*What you should do*. The material below includes pictures; leave them out and return only the lines between the line containing "Recreate this image" and the line containing "160, 170, 180]", inclusive, word for word.

*Input rows*.
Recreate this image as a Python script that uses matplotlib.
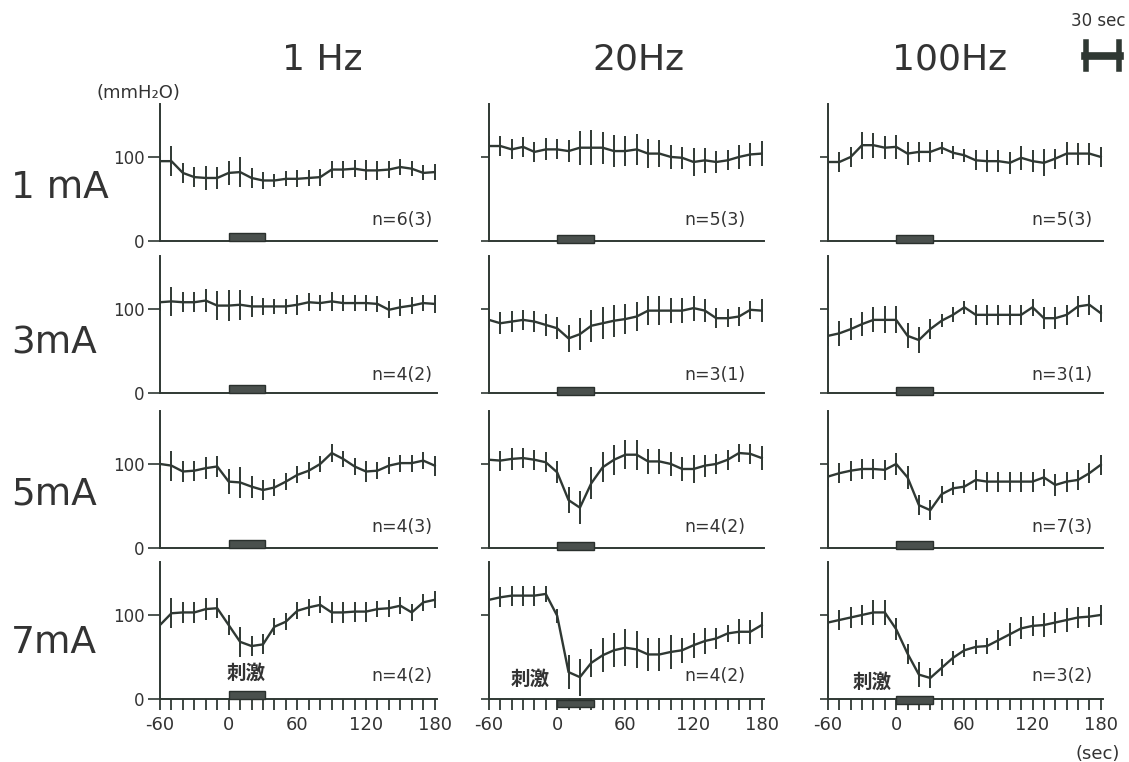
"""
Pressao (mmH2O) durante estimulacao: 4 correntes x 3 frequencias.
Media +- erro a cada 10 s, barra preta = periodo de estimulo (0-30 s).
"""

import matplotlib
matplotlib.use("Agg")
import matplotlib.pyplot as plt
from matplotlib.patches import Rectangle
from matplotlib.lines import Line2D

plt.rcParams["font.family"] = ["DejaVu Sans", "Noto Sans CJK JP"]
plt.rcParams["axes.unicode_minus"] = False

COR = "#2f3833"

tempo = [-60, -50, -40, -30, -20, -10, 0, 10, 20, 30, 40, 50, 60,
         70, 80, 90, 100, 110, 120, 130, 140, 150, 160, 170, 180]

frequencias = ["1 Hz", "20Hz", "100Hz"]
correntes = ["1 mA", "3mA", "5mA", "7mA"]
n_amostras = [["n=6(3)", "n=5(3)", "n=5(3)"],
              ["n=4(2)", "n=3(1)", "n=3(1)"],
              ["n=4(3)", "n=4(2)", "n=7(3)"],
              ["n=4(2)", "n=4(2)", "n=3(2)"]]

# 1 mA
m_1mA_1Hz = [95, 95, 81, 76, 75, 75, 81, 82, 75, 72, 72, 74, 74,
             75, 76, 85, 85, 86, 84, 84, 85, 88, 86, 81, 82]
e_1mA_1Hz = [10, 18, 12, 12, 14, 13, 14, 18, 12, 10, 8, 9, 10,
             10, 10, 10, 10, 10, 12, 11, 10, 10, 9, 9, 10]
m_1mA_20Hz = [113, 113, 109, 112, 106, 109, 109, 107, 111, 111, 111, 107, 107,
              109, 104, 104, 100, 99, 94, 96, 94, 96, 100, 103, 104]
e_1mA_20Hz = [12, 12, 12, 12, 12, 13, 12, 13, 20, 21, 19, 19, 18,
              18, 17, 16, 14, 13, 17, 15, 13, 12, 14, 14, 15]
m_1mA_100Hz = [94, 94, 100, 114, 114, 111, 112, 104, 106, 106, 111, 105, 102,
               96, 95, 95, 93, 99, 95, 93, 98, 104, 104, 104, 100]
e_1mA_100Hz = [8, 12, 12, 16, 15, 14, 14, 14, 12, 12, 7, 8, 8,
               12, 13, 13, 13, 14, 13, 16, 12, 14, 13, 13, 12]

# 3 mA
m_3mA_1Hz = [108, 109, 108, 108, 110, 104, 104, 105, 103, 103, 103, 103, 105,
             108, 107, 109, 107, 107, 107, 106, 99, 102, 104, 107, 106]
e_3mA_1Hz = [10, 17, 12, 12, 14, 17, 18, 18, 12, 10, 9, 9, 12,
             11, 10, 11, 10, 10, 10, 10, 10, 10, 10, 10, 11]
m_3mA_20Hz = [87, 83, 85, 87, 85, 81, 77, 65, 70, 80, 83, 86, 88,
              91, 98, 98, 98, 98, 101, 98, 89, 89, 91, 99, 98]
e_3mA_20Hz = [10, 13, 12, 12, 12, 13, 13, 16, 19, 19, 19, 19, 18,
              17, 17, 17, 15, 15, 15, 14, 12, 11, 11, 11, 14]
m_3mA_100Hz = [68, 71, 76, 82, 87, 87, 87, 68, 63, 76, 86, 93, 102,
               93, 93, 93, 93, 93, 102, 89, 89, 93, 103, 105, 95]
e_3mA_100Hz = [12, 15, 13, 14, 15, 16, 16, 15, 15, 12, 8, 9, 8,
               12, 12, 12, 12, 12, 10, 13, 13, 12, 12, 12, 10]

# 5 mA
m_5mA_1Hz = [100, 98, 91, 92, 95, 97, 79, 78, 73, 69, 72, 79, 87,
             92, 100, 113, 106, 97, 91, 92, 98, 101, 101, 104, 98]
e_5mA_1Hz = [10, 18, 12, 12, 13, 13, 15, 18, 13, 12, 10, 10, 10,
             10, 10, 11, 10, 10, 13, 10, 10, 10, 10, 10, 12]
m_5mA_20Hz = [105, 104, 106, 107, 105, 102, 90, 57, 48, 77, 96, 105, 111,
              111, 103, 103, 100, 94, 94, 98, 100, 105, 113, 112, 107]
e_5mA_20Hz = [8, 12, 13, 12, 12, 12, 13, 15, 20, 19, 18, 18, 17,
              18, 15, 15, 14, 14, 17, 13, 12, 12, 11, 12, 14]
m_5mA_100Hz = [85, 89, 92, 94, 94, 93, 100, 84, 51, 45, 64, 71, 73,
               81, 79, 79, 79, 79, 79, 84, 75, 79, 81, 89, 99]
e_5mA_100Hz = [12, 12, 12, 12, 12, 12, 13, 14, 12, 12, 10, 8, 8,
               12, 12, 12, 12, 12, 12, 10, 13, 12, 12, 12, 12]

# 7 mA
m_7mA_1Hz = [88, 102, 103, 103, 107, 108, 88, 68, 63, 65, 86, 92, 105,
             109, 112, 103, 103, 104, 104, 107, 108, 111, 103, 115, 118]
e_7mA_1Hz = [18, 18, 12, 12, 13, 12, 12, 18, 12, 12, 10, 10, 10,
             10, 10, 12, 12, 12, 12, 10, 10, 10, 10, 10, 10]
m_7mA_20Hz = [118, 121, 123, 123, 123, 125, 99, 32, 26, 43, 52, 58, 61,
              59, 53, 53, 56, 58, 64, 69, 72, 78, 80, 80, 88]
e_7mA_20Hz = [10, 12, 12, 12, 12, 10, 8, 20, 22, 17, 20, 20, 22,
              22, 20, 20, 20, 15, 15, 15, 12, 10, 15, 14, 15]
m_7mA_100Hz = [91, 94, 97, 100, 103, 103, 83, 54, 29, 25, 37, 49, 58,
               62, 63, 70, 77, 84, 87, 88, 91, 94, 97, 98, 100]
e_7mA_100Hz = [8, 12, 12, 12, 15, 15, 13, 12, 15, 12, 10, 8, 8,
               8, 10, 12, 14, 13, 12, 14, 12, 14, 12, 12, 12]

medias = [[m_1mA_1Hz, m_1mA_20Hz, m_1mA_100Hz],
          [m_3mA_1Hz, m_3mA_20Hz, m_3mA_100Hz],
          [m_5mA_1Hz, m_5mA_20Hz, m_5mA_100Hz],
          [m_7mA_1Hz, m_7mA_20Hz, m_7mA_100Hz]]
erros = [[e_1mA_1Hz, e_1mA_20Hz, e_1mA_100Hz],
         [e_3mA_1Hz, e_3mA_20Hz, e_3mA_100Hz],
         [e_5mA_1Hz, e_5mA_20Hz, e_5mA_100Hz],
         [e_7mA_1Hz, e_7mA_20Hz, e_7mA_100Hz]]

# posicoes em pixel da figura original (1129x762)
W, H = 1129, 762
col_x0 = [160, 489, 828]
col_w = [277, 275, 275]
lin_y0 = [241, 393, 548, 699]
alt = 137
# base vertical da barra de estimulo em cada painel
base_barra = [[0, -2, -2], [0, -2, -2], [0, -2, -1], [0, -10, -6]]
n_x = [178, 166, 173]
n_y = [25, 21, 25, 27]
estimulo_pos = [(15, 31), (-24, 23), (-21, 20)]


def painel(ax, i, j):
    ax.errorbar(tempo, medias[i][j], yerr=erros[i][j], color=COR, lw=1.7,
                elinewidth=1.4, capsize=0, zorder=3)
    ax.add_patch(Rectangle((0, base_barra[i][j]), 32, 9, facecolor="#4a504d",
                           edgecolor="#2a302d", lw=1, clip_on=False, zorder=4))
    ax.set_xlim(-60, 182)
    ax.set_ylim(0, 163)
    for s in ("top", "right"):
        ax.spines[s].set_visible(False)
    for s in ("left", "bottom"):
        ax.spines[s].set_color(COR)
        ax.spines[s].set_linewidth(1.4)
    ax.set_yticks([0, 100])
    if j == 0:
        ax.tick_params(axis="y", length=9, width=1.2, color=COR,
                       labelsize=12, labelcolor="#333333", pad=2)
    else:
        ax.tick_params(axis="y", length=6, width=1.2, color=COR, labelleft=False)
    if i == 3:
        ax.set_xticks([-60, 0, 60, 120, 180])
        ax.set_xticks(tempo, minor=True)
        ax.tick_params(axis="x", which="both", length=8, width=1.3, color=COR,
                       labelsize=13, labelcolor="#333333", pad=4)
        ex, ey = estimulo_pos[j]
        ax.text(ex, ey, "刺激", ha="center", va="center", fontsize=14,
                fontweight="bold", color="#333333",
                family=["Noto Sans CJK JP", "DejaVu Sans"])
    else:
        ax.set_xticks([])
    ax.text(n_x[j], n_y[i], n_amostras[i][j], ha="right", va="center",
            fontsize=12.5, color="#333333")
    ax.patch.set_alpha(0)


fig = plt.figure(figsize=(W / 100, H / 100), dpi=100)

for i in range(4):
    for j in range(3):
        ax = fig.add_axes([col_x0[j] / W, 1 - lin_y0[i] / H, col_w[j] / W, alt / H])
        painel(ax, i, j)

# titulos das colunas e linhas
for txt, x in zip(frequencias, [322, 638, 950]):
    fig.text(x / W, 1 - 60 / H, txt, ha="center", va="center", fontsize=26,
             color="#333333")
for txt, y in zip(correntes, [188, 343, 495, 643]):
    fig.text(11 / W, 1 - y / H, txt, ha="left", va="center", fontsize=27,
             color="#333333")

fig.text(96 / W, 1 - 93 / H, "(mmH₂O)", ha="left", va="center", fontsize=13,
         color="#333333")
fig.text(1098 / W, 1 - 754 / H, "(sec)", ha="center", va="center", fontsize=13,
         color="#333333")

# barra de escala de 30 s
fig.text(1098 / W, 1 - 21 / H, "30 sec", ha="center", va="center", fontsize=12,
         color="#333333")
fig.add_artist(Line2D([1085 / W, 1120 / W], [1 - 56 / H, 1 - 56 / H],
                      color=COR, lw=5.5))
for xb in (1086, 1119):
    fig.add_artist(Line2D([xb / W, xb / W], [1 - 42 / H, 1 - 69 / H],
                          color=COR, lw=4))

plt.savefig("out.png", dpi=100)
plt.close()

...

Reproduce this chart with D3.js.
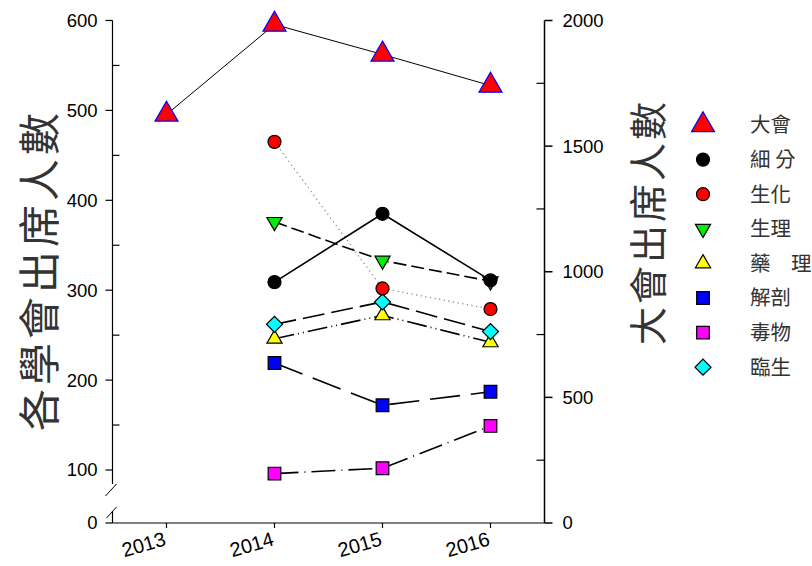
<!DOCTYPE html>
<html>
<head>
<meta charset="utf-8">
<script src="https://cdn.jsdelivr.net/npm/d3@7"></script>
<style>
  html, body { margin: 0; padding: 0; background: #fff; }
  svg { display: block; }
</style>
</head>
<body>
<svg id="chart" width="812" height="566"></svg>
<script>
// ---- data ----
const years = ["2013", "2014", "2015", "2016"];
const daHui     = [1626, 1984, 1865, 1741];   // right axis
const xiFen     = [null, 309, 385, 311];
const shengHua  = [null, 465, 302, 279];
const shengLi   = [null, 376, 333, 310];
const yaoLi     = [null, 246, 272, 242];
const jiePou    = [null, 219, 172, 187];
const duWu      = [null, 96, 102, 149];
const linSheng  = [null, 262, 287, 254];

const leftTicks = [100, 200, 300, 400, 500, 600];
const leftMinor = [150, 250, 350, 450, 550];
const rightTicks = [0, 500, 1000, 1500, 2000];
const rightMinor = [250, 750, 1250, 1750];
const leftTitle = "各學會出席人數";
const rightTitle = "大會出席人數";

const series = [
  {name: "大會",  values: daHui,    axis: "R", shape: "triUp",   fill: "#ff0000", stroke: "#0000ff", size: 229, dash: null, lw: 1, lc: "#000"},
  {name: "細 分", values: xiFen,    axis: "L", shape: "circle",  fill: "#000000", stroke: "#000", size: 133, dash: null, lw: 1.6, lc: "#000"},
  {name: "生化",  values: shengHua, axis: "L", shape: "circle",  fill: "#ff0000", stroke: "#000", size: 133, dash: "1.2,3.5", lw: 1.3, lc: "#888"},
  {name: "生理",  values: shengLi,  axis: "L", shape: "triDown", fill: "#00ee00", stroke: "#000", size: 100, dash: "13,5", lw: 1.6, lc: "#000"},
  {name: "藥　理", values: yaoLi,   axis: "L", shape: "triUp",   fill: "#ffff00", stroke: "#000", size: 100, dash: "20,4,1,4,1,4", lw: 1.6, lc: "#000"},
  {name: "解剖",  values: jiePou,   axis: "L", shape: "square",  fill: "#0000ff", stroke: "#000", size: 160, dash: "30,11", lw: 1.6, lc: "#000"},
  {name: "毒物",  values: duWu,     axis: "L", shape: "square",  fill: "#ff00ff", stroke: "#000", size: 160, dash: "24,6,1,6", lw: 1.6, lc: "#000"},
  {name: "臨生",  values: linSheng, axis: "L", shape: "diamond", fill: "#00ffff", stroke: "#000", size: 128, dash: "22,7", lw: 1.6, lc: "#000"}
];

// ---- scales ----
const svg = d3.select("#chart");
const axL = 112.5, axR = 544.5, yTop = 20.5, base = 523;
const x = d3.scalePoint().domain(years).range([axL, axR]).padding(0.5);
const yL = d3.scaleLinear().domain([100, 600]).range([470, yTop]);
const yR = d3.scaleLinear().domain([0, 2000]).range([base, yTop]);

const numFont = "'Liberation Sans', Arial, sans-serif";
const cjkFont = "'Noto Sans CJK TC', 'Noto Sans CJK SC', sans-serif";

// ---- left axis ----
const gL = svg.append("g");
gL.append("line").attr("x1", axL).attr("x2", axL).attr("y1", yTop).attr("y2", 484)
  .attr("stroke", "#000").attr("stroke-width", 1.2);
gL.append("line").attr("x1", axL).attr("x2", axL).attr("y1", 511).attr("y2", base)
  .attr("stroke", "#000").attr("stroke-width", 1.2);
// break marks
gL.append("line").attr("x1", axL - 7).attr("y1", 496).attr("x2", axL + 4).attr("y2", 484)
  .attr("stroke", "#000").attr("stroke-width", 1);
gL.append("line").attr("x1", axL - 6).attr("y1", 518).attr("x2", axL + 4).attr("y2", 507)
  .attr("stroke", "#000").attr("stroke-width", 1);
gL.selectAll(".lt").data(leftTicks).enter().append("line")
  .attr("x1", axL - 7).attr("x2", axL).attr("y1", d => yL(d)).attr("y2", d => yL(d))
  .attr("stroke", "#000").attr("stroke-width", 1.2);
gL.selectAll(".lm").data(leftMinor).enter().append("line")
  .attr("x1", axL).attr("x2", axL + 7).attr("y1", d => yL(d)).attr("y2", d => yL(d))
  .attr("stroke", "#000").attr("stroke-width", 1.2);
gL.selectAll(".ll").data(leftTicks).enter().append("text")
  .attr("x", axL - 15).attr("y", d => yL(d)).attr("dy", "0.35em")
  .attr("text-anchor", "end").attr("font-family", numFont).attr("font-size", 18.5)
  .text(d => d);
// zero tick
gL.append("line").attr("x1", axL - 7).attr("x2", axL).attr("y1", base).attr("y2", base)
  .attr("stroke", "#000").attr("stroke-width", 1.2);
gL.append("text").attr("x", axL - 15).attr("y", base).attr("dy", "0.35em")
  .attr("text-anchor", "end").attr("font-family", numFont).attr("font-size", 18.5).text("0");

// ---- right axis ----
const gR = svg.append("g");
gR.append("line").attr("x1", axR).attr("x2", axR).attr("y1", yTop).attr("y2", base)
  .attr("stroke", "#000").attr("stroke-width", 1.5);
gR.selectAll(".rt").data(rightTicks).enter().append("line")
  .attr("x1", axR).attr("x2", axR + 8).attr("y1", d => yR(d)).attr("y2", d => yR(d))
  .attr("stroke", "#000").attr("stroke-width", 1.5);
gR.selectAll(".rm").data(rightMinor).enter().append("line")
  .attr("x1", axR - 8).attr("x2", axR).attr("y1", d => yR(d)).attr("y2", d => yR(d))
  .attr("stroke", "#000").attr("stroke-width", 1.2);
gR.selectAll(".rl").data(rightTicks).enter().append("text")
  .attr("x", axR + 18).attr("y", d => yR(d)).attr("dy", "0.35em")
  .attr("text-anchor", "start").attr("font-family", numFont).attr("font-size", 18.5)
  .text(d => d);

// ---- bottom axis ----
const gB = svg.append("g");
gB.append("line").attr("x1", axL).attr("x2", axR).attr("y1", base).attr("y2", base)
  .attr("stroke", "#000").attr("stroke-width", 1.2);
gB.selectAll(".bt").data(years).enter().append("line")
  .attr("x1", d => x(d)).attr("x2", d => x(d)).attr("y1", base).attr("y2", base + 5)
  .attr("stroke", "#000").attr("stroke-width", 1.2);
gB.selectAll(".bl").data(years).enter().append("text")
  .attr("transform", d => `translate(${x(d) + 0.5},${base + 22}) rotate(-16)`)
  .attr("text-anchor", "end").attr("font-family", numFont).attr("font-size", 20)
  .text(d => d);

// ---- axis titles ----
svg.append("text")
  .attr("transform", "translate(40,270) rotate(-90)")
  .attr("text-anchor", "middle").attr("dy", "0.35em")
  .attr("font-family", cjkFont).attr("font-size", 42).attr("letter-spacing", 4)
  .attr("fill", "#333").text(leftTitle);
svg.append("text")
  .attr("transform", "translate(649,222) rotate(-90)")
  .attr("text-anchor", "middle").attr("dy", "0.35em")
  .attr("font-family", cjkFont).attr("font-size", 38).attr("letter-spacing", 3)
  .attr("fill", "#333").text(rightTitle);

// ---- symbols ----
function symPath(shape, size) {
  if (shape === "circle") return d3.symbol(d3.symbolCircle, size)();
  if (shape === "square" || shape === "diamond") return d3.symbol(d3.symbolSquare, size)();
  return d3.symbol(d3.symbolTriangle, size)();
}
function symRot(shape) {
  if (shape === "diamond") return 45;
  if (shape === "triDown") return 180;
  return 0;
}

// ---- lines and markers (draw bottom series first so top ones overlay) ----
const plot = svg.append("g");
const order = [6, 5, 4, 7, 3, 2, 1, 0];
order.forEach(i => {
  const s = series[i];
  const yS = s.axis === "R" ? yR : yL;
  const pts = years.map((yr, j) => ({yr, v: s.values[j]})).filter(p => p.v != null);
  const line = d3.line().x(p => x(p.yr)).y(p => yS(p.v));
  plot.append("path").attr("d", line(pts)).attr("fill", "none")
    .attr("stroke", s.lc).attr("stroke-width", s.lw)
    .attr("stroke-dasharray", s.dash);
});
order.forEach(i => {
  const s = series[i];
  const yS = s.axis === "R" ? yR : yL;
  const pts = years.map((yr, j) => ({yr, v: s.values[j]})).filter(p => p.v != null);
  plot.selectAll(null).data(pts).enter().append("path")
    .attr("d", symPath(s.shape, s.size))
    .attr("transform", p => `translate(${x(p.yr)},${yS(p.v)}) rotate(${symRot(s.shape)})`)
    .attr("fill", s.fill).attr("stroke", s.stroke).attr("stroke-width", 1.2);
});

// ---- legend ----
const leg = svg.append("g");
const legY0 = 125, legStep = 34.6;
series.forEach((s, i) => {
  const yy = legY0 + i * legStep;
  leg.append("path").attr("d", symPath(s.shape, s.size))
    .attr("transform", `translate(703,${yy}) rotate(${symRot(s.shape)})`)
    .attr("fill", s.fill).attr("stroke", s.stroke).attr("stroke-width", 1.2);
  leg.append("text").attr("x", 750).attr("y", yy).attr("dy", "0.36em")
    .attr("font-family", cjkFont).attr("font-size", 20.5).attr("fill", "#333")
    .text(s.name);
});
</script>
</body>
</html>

---

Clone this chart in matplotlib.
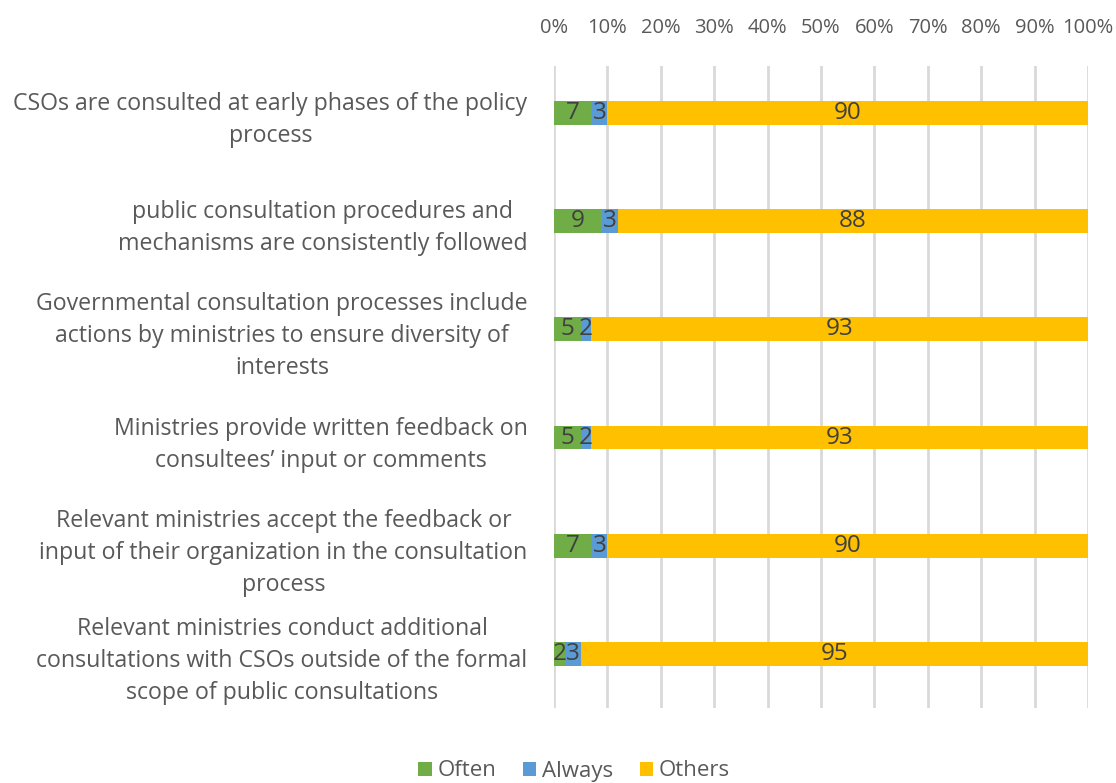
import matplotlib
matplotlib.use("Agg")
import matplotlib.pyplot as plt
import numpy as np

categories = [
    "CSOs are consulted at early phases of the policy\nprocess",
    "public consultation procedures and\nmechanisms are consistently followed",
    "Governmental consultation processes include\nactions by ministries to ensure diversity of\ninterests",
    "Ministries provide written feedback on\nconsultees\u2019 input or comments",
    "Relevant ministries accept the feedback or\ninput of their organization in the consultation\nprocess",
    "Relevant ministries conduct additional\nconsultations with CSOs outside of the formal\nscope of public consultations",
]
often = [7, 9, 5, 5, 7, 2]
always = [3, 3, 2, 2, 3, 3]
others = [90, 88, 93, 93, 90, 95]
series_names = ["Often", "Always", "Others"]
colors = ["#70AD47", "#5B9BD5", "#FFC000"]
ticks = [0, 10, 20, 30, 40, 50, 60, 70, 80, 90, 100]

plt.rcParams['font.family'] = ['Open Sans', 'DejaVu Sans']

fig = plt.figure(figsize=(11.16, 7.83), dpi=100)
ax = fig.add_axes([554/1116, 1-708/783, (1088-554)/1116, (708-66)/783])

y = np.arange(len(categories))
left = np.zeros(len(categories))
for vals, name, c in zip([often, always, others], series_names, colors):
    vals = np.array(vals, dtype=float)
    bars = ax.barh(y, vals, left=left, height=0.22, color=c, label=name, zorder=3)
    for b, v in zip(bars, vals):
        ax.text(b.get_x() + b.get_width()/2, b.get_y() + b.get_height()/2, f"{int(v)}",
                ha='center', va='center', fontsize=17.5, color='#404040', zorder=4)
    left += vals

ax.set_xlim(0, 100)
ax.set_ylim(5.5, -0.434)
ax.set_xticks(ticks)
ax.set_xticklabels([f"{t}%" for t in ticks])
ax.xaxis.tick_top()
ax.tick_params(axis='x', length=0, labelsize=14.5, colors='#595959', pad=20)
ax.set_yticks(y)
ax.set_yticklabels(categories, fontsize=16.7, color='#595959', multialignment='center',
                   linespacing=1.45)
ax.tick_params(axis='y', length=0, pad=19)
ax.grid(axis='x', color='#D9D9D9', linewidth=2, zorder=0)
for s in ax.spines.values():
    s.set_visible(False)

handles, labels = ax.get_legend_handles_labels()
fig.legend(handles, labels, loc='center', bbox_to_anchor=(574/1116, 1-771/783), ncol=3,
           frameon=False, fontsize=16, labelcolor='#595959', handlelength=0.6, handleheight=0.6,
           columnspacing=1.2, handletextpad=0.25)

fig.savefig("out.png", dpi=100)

*Response*.
Recreate this image as a Python script that uses matplotlib.
"""
Pressao (mmH2O) durante estimulacao: 4 correntes x 3 frequencias.
Media +- erro a cada 10 s, barra preta = periodo de estimulo (0-30 s).
"""

import matplotlib
matplotlib.use("Agg")
import matplotlib.pyplot as plt
from matplotlib.patches import Rectangle
from matplotlib.lines import Line2D

plt.rcParams["font.family"] = ["DejaVu Sans", "Noto Sans CJK JP"]
plt.rcParams["axes.unicode_minus"] = False

COR = "#2f3833"

tempo = [-60, -50, -40, -30, -20, -10, 0, 10, 20, 30, 40, 50, 60,
         70, 80, 90, 100, 110, 120, 130, 140, 150, 160, 170, 180]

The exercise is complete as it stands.